The real issue here is that we are just too busy to hear God. You see, God doesn’t like to shout. He doesn’t like to compete with our business or pleasure; he would rather that we come to him and offer him a few moments of our time. No lover wants to beg the one they love to spend time with them, they certainly would never shout or threaten in order to have a romantic evening. Instead the woman will make herself beautiful and desirable. The man will be thoughtful and kind. And God seduces us with sunsets. He puts on a gentle breeze for perfume and wraps himself in forests and streams. He waits for us to notice with breathless anticipation; he is enamored with us.

But when God is waiting for us, the rose petal path to the bedroom is laid out, the candles are lit and the wine is poured, I will forget to put my phone on silent or to ignore the hunger pains. So I am off to the kitchen or I have a fifteen-minute phone conversation about the deplorable state of the church, my favorite band or who will win the Super Bowl. Or even about God. But conversations about God are no substitute for conversations with God. And I can say that but it is so much harder to actually ignore the phone call from my friend Ilene (who is one of those freckled, California dream girls). In fact, I hate ignoring phone calls from beautiful women. I think that they only call me because I am so insecure that I will tell them they are beautiful while hoping that they give me some compliment in return. So if I don’t answer they will just call the next guy on their list and while it is a poor thing to be used, it sometimes feels better than being ignored altogether.

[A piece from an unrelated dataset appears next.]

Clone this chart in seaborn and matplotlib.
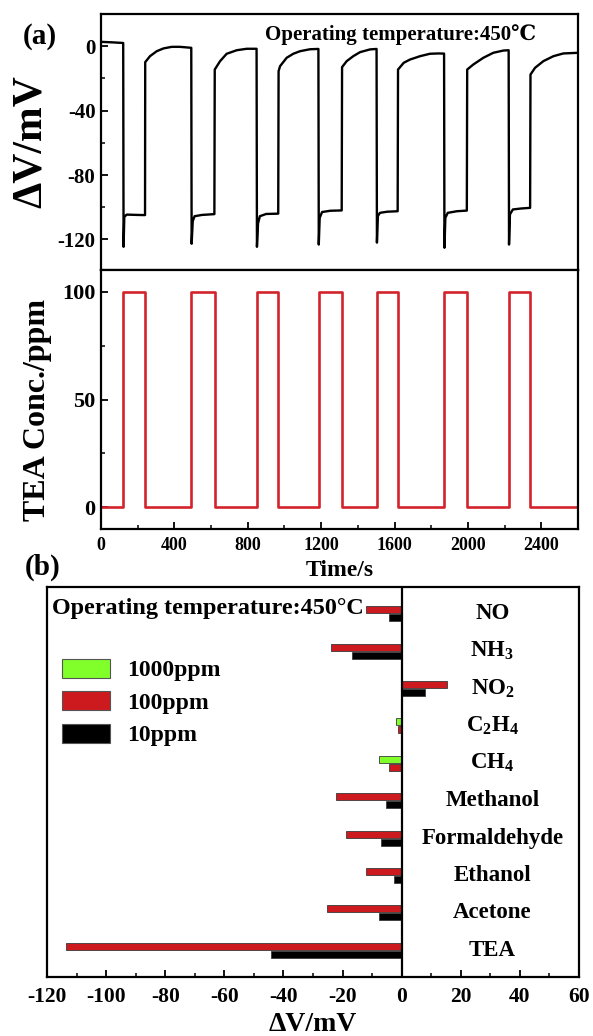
import numpy as np
import pandas as pd
import matplotlib
matplotlib.use("Agg")
import matplotlib.pyplot as plt
from matplotlib.patches import Patch
from matplotlib.ticker import MultipleLocator
import seaborn as sns

# ---------------------------------------------------------------
# (a) Transient response to 100 ppm TEA at 450 °C
# ---------------------------------------------------------------
time_s = [
    0, 60, 121,
    123, 127, 140, 200, 240,
    241, 267, 304, 340, 385, 430, 492,
    494, 500, 510, 550, 618,
    620, 649, 685, 740, 794, 848,
    850, 856, 866, 900, 966,
    968, 976, 1012, 1048, 1085, 1139, 1185,
    1187, 1192, 1205, 1250, 1312,
    1314, 1339, 1375, 1412, 1466, 1502,
    1504, 1509, 1520, 1560, 1617,
    1619, 1650, 1684, 1739, 1793, 1840, 1870,
    1872, 1877, 1890, 1940, 1994,
    1996, 2029, 2084, 2138, 2193, 2222,
    2224, 2229, 2245, 2290, 2339,
    2341, 2366, 2411, 2466, 2520, 2600,
]
dv_mv = [
    2.7, 2.4, 2.0,
    -124.6, -106.0, -104.6, -104.8, -104.9,
    -9.9, -6.2, -3.1, -1.4, -0.4, -0.4, -1.0,
    -122.7, -108.7, -105.6, -104.8, -104.3,
    -14.5, -9.3, -4.7, -2.5, -1.6, -1.6,
    -124.6, -110.0, -105.6, -104.2, -104.0,
    -15.5, -12.4, -7.2, -4.7, -3.1, -1.9, -1.7,
    -123.2, -106.6, -103.0, -102.2, -102.0,
    -13.0, -9.3, -6.2, -3.7, -2.0, -1.7,
    -122.0, -105.6, -103.5, -102.8, -102.5,
    -14.5, -10.3, -8.3, -6.2, -4.7, -4.5, -4.6,
    -125.2, -106.6, -103.5, -102.5, -102.1,
    -14.5, -11.4, -7.2, -4.1, -2.7, -2.5,
    -123.2, -104.5, -101.4, -100.8, -100.4,
    -17.6, -13.4, -9.3, -6.2, -4.5, -4.1,
]

# TEA gas pulses (s) and concentration (ppm)
pulse_on_s = [122, 493, 849, 1186, 1503, 1871, 2223]
pulse_off_s = [240, 619, 967, 1313, 1618, 1995, 2340]
pulse_ppm = 100
run_end_s = 2600

# ---------------------------------------------------------------
# (b) Selectivity at 450 °C
# ---------------------------------------------------------------
gases = ["NO", "NH3", "NO2", "C2H4", "CH4", "Methanol",
         "Formaldehyde", "Ethanol", "Acetone", "TEA"]
gas_labels = ["NO", r"$\mathbf{NH_3}$", r"$\mathbf{NO_2}$",
              r"$\mathbf{C_2H_4}$", r"$\mathbf{CH_4}$", "Methanol",
              "Formaldehyde", "Ethanol", "Acetone", "TEA"]
series_names = ["1000ppm", "100ppm", "10ppm"]
nan = np.nan
dv_1000ppm = [nan, nan, nan, -1.9, -7.8, nan, nan, nan, nan, nan]
dv_100ppm = [-11.9, -23.8, 15.5, -1.2, -4.2, -22.2, -18.9, -12.2, -25.4, -113.5]
dv_10ppm = [-4.3, -16.8, 7.8, nan, nan, -5.4, -7.1, -2.6, -7.8, -44.2]
series_colors = ["#80FF2A", "#CC1A1F", "#000000"]

# ---------------------------------------------------------------
sns.set_theme(style="ticks")
plt.rcParams.update({
    "font.family": ["Liberation Serif", "DejaVu Serif", "DejaVu Sans"],
    "font.weight": "bold",
    "axes.labelweight": "bold",
    "axes.unicode_minus": False,
    "mathtext.fontset": "custom",
    "mathtext.rm": "Liberation Serif:bold",
    "mathtext.bf": "Liberation Serif:bold",
    "mathtext.it": "Liberation Serif:bold",
    "axes.edgecolor": "black",
    "axes.linewidth": 1.6,
    "text.color": "black",
    "axes.labelcolor": "black",
    "xtick.color": "black",
    "ytick.color": "black",
    "xtick.direction": "in",
    "ytick.direction": "in",
    "xtick.major.width": 1.3,
    "ytick.major.width": 1.3,
    "xtick.minor.width": 1.1,
    "ytick.minor.width": 1.1,
    "xtick.major.size": 5,
    "ytick.major.size": 5,
    "xtick.minor.size": 3,
    "ytick.minor.size": 3,
})

W, H = 593, 1036
fig = plt.figure(figsize=(W / 100, H / 100), dpi=100)


def frame(left, top, right, bottom):
    return [left / W, 1 - bottom / H, (right - left) / W, (bottom - top) / H]


ax_v = fig.add_axes(frame(101, 14, 578, 270))
ax_c = fig.add_axes(frame(101, 270, 578, 529))
ax_b = fig.add_axes(frame(47, 587, 579, 977))

# --- (a) upper: sensor signal ---
sns.lineplot(x=time_s, y=dv_mv, ax=ax_v, color="black", linewidth=1.7,
             sort=False, estimator=None)
ax_v.set_xlim(0, run_end_s)
ax_v.set_ylim(-139, 20)
ax_v.yaxis.set_major_locator(MultipleLocator(40))
ax_v.yaxis.set_minor_locator(MultipleLocator(20))
ax_v.tick_params(axis="x", which="both", bottom=False, labelbottom=False)
ax_v.tick_params(axis="y", which="both", labelsize=15, pad=4)
ax_v.set_ylabel("ΔV/mV", fontsize=30, va="center")
ax_v.yaxis.set_label_coords(-0.147, 0.5)
ax_v.text(0.344, 0.92, "Operating temperature:450℃", transform=ax_v.transAxes,
          fontsize=15, ha="left", va="center")

# --- (a) lower: TEA concentration ---
conc_t, conc_v = [0], [0]
for t_on, t_off in zip(pulse_on_s, pulse_off_s):
    conc_t += [t_on, t_on, t_off, t_off]
    conc_v += [0, pulse_ppm, pulse_ppm, 0]
conc_t.append(run_end_s)
conc_v.append(0)
sns.lineplot(x=conc_t, y=conc_v, ax=ax_c, color="#D2232A", linewidth=1.9,
             sort=False, estimator=None)
ax_c.set_xlim(0, run_end_s)
ax_c.set_ylim(-10, 110)
ax_c.xaxis.set_major_locator(MultipleLocator(400))
ax_c.xaxis.set_minor_locator(MultipleLocator(200))
ax_c.yaxis.set_major_locator(MultipleLocator(50))
ax_c.yaxis.set_minor_locator(MultipleLocator(25))
ax_c.tick_params(axis="x", which="both", labelsize=13, pad=6)
ax_c.tick_params(axis="y", which="both", labelsize=16, pad=4)
ax_c.set_xlabel("Time/s", fontsize=17, va="center")
ax_c.xaxis.set_label_coords(0.5, -0.160)
ax_c.set_ylabel("TEA Conc./ppm", fontsize=23, va="center")
ax_c.yaxis.set_label_coords(-0.134, 0.46)

fig.text(40 / W, 1 - 36 / H, "(a)", fontsize=21, ha="center", va="center")
fig.text(43 / W, 1 - 567 / H, "(b)", fontsize=21, ha="center", va="center")

# --- (b) selectivity bars: present series centred on each gas row ---
bar_step = 0.214
rows = []
for i, gas in enumerate(gases):
    vals = [dv_1000ppm[i], dv_100ppm[i], dv_10ppm[i]]
    present = [(s, v) for s, v in zip(series_names, vals) if not np.isnan(v)]
    n = len(present)
    for j, (s, v) in enumerate(present):
        rows.append({"gas": gas, "series": s, "dv": v,
                     "pos": i + (j - (n - 1) / 2) * bar_step})
bars = pd.DataFrame(rows)

sns.barplot(data=bars, x="dv", y="pos", hue="series", hue_order=series_names,
            palette=dict(zip(series_names, series_colors)), orient="h",
            native_scale=True, dodge=False, width=0.875, errorbar=None,
            saturation=1, edgecolor="#3a3a3a", linewidth=0.6, legend=False,
            ax=ax_b)
ax_b.axvline(0, color="black", linewidth=1.6, zorder=5)
ax_b.set_xlim(-120, 60)
ax_b.set_ylim(len(gases) - 1 + 0.72, -0.72)
ax_b.set_yticks([])
ax_b.set_ylabel("")
ax_b.xaxis.set_major_locator(MultipleLocator(20))
ax_b.xaxis.set_minor_locator(MultipleLocator(10))
ax_b.tick_params(axis="x", which="both", labelsize=15.5, pad=7)
ax_b.set_xlabel("ΔV/mV", fontsize=20, va="center")
ax_b.xaxis.set_label_coords(0.5, -0.123)

for i, lab in enumerate(gas_labels):
    ax_b.text(30.7, i, lab, fontsize=16.5, ha="center", va="center")

ax_b.text(0.009, 0.944, "Operating temperature:450°C", transform=ax_b.transAxes,
          fontsize=17.4, ha="left", va="center")

handles = [Patch(facecolor=c, edgecolor="#555555", linewidth=0.8, label=n)
           for n, c in zip(series_names, series_colors)]
ax_b.legend(handles=handles, loc="upper left", bbox_to_anchor=(0.029, 0.816),
            frameon=False, fontsize=17, handlelength=2.03, handleheight=0.85,
            handletextpad=0.72, labelspacing=0.42, borderpad=0, borderaxespad=0)

fig.savefig("out.png", dpi=100)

The stupid part of all this is that I know that God would never use me, that he doesn’t want my body or my talents: he just is so infatuated that he wants me for who I truly am. He wants the Micah who only drinks Passion Fruit/Mango tea or who gets mad when people don’t like his favorite artists. He wants the Micah who was checking out a hot nurse at the hospital and tripped and almost fell because he wasn’t watching where he was walking. He wants the Micah who makes idiotic comments at the most awkward moments and stalls conversations with arrogant, meaningless facts. He wants me with my faults. God is not blind; he knows me completely. Yet he is completely okay with the fact that I am a huge screw up. He is so in love with me that my faults don’t deter him; that is grace.

Forsaken and Forgiven


Blessed are the meth drinkers, Pot sellers, Illusion dwellers O Lord, why have you forsaken me? My words trickle down, like a wound I have no intention to heal.
-Paul Simon from the Simon and Garfunkel album Sounds of Silence

I am becoming aware of the fact that the single most wonderful thing in life very well could be forgiveness and that God gets pleasure out of forgiving us time and time again. And so our failures are little ladders that lead up to maturity, a maturity that consists not of perfection but of being able to humbly accept grace and forgiveness. A maturity where we can say 'I have no intention to heal' but God is becoming the owner of my intentions. Then with borrowed intentions we can truly take to the world a rare, relentless grace that is echoed in our words and mirrored in our actions.